### [RECORDS FOR PROCESSING]
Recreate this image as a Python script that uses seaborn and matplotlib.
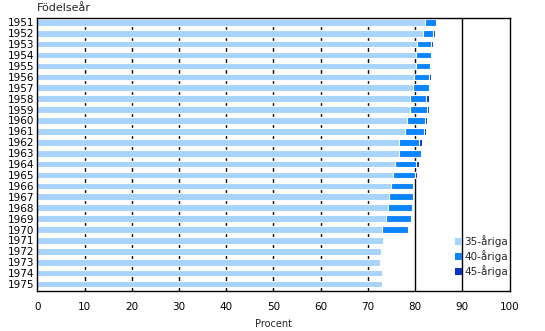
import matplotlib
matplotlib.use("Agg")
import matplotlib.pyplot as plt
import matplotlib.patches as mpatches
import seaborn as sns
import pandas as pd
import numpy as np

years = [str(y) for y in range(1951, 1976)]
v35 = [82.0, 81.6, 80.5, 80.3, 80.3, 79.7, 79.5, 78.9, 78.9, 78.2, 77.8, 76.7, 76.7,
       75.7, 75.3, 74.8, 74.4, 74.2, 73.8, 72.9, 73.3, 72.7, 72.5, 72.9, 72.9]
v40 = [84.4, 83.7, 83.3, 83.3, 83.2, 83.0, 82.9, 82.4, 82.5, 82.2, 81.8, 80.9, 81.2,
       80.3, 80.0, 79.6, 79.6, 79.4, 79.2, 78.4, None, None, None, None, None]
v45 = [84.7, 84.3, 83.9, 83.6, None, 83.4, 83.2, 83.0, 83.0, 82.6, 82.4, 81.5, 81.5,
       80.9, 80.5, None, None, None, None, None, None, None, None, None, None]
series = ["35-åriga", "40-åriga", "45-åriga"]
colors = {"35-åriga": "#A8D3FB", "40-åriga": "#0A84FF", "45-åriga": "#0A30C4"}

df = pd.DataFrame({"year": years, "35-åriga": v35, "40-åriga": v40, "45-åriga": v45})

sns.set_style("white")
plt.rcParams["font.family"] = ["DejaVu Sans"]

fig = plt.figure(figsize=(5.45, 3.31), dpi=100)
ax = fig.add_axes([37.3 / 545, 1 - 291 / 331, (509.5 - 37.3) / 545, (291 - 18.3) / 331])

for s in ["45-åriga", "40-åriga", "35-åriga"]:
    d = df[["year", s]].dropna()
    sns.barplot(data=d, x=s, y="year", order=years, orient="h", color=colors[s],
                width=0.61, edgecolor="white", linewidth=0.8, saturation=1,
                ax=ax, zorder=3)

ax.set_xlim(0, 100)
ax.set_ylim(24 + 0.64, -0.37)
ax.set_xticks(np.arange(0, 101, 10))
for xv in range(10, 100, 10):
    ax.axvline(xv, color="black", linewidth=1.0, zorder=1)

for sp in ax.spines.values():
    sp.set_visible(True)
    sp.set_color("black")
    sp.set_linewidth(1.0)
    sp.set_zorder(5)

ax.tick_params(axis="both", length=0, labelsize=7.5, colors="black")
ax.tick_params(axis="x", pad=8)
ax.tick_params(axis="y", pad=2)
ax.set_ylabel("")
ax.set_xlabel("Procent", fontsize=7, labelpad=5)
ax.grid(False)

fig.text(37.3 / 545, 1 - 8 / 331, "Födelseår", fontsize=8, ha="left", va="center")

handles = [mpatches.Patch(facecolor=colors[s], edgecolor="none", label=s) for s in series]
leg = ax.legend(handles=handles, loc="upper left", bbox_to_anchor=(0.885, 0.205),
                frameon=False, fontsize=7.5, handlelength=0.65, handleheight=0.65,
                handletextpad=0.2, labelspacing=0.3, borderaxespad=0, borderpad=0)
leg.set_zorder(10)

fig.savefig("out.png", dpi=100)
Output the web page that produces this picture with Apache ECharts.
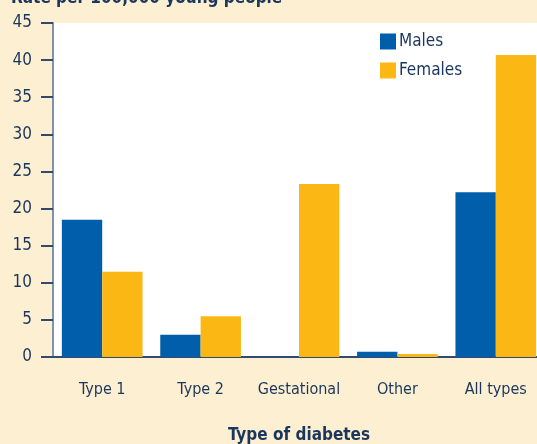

### [EXERCISE DETAILS]
Quote in full the listing given above; the images are to be left out.

### [WRITTEN ANSWER]
Recreate this image as a Python script that uses seaborn and matplotlib.
import matplotlib
matplotlib.use("Agg")
import matplotlib.pyplot as plt
import matplotlib.patches as mpatches
import seaborn as sns
import pandas as pd
import numpy as np

years = [str(y) for y in range(1951, 1976)]
v35 = [82.0, 81.6, 80.5, 80.3, 80.3, 79.7, 79.5, 78.9, 78.9, 78.2, 77.8, 76.7, 76.7,
       75.7, 75.3, 74.8, 74.4, 74.2, 73.8, 72.9, 73.3, 72.7, 72.5, 72.9, 72.9]
v40 = [84.4, 83.7, 83.3, 83.3, 83.2, 83.0, 82.9, 82.4, 82.5, 82.2, 81.8, 80.9, 81.2,
       80.3, 80.0, 79.6, 79.6, 79.4, 79.2, 78.4, None, None, None, None, None]
v45 = [84.7, 84.3, 83.9, 83.6, None, 83.4, 83.2, 83.0, 83.0, 82.6, 82.4, 81.5, 81.5,
       80.9, 80.5, None, None, None, None, None, None, None, None, None, None]
series = ["35-åriga", "40-åriga", "45-åriga"]
colors = {"35-åriga": "#A8D3FB", "40-åriga": "#0A84FF", "45-åriga": "#0A30C4"}

df = pd.DataFrame({"year": years, "35-åriga": v35, "40-åriga": v40, "45-åriga": v45})

sns.set_style("white")
plt.rcParams["font.family"] = ["DejaVu Sans"]

fig = plt.figure(figsize=(5.45, 3.31), dpi=100)
ax = fig.add_axes([37.3 / 545, 1 - 291 / 331, (509.5 - 37.3) / 545, (291 - 18.3) / 331])

for s in ["45-åriga", "40-åriga", "35-åriga"]:
    d = df[["year", s]].dropna()
    sns.barplot(data=d, x=s, y="year", order=years, orient="h", color=colors[s],
                width=0.61, edgecolor="white", linewidth=0.8, saturation=1,
                ax=ax, zorder=3)

ax.set_xlim(0, 100)
ax.set_ylim(24 + 0.64, -0.37)
ax.set_xticks(np.arange(0, 101, 10))
for xv in range(10, 100, 10):
    ax.axvline(xv, color="black", linewidth=1.0, zorder=1)

for sp in ax.spines.values():
    sp.set_visible(True)
    sp.set_color("black")
    sp.set_linewidth(1.0)
    sp.set_zorder(5)

ax.tick_params(axis="both", length=0, labelsize=7.5, colors="black")
ax.tick_params(axis="x", pad=8)
ax.tick_params(axis="y", pad=2)
ax.set_ylabel("")
ax.set_xlabel("Procent", fontsize=7, labelpad=5)
ax.grid(False)

fig.text(37.3 / 545, 1 - 8 / 331, "Födelseår", fontsize=8, ha="left", va="center")

handles = [mpatches.Patch(facecolor=colors[s], edgecolor="none", label=s) for s in series]
leg = ax.legend(handles=handles, loc="upper left", bbox_to_anchor=(0.885, 0.205),
                frameon=False, fontsize=7.5, handlelength=0.65, handleheight=0.65,
                handletextpad=0.2, labelspacing=0.3, borderaxespad=0, borderpad=0)
leg.set_zorder(10)

fig.savefig("out.png", dpi=100)
Output the web page that produces this picture with Apache ECharts.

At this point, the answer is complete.